In the four trading days ending June 17, ANS gained $6.16 from a close of $73.68 on June 11 to $79.84 on June 17.

ANS closed at a five-dollar premium to WTI June 17, and at a $3.39 premium to Brent.

How high will crude go?

The geopolitical crude premium is between $5 and $10 today, Kenneth Medlock, a Rice University professor told Barron's June 13. The premium "could easily step into the double-digits" in the event of a longer conflict, even if Israel hasn't hit Iranian oil infrastructure.

"It's not necessarily about the physical flow right now," Medlock said. "It's about the risk of flow tomorrow."

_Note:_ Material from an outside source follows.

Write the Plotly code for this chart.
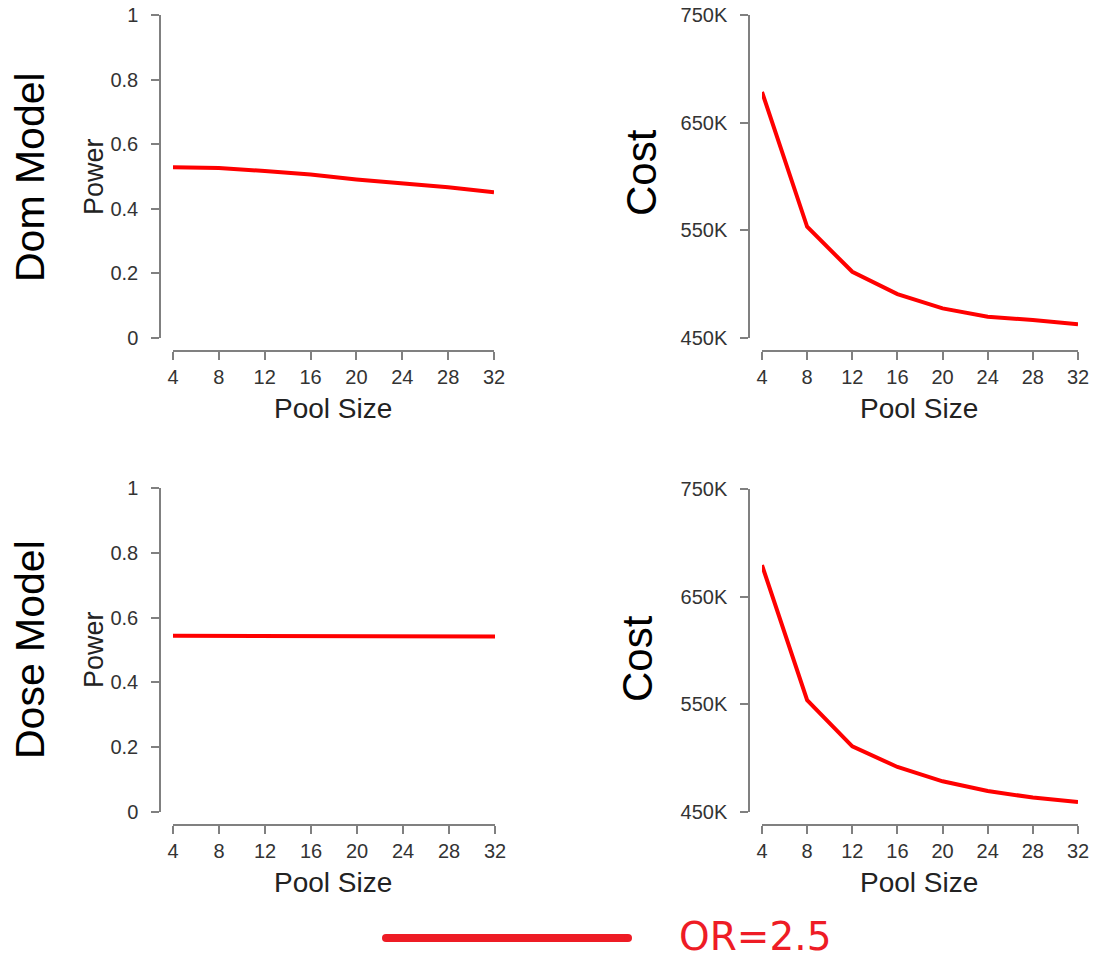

"We believe oil prices could quickly retreat if Iran's response remains limited but could surge beyond $100 per barrel if Iran moves to disrupt oil transit," according to CFRA analyst Stewart Glickman, Barron's reported. Financial firm Lazard thinks oil prices would surge above $120 if the Strait of Hormuz is blocked, and the U.S. would probably have to step in to unblock it.

Some shipowners are opting to steer clear of the strait, according to Bimco, a global shipowner's association, CNBC reported June 17. Ship owners are taking an extra degree of caution in the Red Sea and the strait.

Jakob Larsen, Bimco head of security, said the Israel-Iran conflict seems to be escalating, causing concerns in the shipowner community and a "modest drop" in ships sailing through the area.

Bimco -- which typically doesn't encourage vessels to stay away from certain areas -- said the situation has introduced an element of uncertainty.

2023 oil transit through the strait averaged 20.9 million barrels per day, some 20% of global petroleum liquids consumption, the EIA said.